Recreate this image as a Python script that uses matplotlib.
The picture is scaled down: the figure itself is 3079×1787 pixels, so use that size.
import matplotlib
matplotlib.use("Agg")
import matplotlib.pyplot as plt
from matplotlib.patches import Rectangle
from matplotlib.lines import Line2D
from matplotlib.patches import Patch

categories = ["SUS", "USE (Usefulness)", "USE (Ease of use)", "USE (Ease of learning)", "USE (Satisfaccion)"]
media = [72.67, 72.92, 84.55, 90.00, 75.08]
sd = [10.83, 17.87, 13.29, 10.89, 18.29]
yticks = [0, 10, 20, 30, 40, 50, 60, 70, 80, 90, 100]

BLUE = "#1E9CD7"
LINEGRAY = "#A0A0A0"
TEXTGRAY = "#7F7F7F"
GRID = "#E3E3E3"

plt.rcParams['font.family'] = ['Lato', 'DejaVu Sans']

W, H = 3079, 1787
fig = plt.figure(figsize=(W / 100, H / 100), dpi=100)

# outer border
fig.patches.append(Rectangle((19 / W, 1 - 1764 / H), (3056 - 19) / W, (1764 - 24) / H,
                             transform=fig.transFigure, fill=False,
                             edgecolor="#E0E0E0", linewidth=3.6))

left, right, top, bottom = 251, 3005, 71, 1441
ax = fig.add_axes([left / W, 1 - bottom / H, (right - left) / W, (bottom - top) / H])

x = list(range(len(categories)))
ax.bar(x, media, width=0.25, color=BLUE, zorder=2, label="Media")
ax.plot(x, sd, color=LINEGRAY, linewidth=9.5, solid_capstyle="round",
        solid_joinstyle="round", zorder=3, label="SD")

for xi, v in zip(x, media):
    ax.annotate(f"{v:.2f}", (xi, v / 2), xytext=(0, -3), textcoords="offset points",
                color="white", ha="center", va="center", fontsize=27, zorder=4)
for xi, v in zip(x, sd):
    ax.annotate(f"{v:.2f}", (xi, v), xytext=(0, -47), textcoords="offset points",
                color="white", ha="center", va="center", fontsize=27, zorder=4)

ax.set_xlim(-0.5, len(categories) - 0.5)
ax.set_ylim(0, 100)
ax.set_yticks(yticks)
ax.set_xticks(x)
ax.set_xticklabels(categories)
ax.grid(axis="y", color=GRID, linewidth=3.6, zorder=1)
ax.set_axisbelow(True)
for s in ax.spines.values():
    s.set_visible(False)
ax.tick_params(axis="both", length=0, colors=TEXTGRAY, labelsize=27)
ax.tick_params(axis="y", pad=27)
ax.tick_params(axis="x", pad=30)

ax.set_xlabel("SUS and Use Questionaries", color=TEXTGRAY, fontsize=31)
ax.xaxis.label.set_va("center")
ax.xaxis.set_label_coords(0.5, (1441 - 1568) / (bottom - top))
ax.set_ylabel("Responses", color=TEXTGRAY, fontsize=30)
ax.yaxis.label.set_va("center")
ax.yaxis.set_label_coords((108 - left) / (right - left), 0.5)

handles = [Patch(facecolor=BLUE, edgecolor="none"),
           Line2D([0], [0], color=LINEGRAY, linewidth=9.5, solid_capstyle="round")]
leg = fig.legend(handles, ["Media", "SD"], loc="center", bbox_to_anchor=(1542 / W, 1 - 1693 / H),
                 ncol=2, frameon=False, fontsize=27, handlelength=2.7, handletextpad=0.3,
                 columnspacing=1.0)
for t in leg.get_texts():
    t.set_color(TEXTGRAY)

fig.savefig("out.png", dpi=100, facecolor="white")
***
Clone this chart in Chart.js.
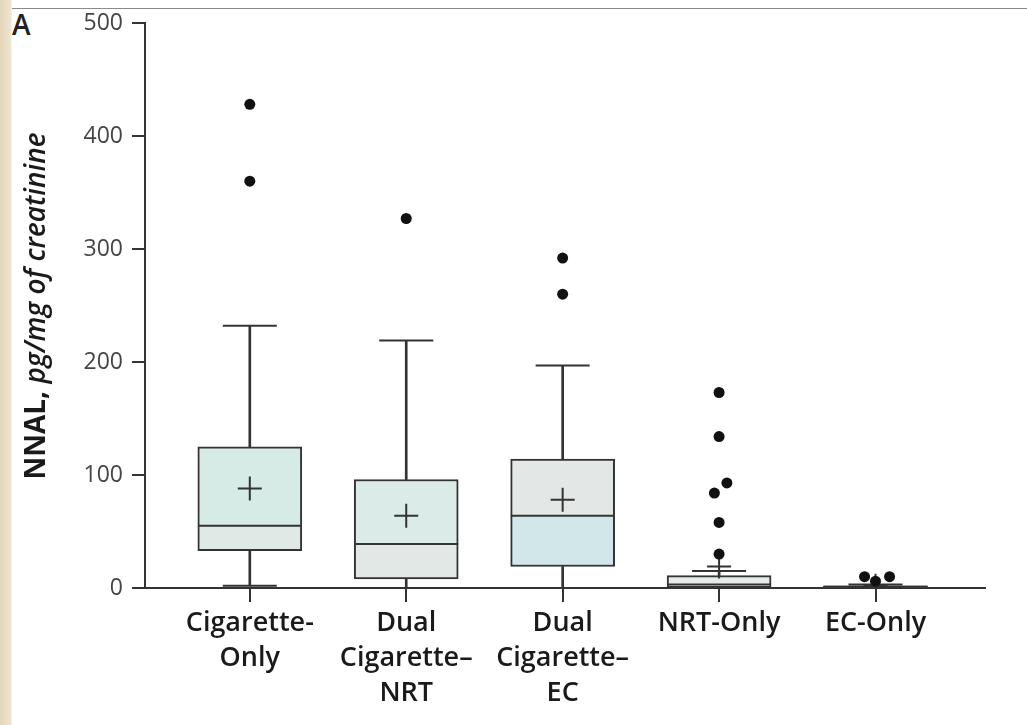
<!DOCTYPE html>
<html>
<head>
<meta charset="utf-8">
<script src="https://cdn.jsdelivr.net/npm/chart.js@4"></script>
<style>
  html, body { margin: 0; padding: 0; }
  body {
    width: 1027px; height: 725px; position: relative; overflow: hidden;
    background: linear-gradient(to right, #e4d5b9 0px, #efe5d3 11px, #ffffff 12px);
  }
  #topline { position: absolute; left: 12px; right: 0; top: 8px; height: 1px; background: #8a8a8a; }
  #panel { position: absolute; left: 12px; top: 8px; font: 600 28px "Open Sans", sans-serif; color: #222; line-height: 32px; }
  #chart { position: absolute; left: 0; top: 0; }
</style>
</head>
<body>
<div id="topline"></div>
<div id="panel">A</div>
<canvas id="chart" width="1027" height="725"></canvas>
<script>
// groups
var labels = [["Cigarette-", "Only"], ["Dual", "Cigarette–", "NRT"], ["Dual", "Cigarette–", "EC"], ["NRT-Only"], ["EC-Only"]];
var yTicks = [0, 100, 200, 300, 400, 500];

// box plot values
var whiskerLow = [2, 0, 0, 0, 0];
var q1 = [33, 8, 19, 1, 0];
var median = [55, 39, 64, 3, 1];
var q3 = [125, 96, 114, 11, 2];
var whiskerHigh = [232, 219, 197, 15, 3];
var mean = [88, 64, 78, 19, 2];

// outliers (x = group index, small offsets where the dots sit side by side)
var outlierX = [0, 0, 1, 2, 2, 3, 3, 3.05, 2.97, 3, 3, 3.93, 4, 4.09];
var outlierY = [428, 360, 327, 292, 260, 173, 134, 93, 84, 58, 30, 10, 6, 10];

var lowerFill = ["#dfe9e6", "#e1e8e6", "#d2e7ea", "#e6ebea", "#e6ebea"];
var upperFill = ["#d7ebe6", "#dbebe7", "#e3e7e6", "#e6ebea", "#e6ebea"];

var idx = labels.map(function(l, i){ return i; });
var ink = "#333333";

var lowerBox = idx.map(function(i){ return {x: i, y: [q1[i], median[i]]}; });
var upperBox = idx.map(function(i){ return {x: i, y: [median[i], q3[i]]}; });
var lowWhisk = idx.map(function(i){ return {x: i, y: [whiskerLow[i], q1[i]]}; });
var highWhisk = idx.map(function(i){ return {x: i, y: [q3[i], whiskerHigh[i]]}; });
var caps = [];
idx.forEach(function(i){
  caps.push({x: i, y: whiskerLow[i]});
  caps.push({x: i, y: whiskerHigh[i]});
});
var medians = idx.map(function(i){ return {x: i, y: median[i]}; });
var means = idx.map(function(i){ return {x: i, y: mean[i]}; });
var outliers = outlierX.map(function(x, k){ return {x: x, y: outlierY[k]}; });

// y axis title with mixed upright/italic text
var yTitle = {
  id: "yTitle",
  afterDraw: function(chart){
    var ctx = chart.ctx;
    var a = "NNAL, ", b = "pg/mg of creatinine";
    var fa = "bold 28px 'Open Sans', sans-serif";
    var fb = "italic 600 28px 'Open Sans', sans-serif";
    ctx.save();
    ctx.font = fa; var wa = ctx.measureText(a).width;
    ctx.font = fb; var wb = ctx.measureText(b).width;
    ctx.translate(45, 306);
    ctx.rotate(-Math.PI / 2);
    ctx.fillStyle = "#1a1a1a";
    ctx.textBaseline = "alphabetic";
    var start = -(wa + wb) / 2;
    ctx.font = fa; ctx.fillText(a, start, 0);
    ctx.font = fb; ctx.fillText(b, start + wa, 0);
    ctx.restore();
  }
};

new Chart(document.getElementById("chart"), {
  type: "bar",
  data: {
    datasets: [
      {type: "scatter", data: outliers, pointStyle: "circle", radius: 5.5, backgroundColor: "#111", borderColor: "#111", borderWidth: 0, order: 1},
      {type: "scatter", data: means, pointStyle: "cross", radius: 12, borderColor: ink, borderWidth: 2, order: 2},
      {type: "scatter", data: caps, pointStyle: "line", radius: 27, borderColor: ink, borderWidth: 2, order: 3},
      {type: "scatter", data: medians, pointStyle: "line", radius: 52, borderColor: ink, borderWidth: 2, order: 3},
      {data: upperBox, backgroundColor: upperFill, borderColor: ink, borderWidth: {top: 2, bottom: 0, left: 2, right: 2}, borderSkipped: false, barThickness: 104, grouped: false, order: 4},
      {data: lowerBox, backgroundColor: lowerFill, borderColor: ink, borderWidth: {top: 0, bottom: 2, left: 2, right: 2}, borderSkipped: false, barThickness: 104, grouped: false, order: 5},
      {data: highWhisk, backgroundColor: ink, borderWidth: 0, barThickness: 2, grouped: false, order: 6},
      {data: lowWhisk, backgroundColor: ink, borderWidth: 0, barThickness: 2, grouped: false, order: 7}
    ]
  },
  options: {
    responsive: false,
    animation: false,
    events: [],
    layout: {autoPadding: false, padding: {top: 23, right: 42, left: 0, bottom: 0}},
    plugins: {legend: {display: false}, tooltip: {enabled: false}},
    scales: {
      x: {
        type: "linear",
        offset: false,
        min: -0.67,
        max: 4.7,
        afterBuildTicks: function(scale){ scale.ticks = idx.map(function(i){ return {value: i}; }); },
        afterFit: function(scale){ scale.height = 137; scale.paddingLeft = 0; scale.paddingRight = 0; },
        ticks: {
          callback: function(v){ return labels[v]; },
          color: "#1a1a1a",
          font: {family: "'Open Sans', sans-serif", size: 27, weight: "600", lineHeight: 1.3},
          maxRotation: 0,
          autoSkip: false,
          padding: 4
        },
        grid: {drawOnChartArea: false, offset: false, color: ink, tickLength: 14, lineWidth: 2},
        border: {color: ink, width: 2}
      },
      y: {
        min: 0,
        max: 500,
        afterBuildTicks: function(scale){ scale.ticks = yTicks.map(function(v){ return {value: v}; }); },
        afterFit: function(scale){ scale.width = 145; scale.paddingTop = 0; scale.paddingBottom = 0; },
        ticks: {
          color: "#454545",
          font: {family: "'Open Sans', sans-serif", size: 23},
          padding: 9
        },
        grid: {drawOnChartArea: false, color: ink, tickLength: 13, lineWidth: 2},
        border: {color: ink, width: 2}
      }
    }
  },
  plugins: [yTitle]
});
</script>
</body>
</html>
***
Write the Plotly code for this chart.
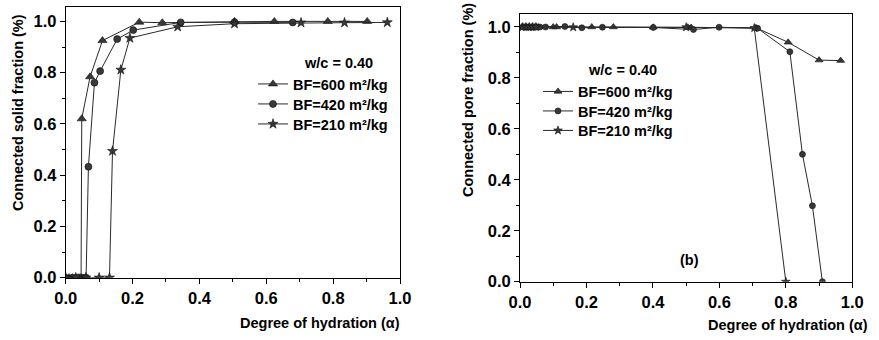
***
# Exercise description
Go back over the listing above and copy exactly the lines that begin at the line with "The picture is" and stop after the line with "fig = plt.figure(figsize=(W"; leave out every other line.

# Exercise result
The picture is scaled down: the figure itself is 3079×1787 pixels, so use that size.
import matplotlib
matplotlib.use("Agg")
import matplotlib.pyplot as plt
from matplotlib.patches import Rectangle
from matplotlib.lines import Line2D
from matplotlib.patches import Patch

categories = ["SUS", "USE (Usefulness)", "USE (Ease of use)", "USE (Ease of learning)", "USE (Satisfaccion)"]
media = [72.67, 72.92, 84.55, 90.00, 75.08]
sd = [10.83, 17.87, 13.29, 10.89, 18.29]
yticks = [0, 10, 20, 30, 40, 50, 60, 70, 80, 90, 100]

BLUE = "#1E9CD7"
LINEGRAY = "#A0A0A0"
TEXTGRAY = "#7F7F7F"
GRID = "#E3E3E3"

plt.rcParams['font.family'] = ['Lato', 'DejaVu Sans']

W, H = 3079, 1787
fig = plt.figure(figsize=(W / 100, H / 100), dpi=100)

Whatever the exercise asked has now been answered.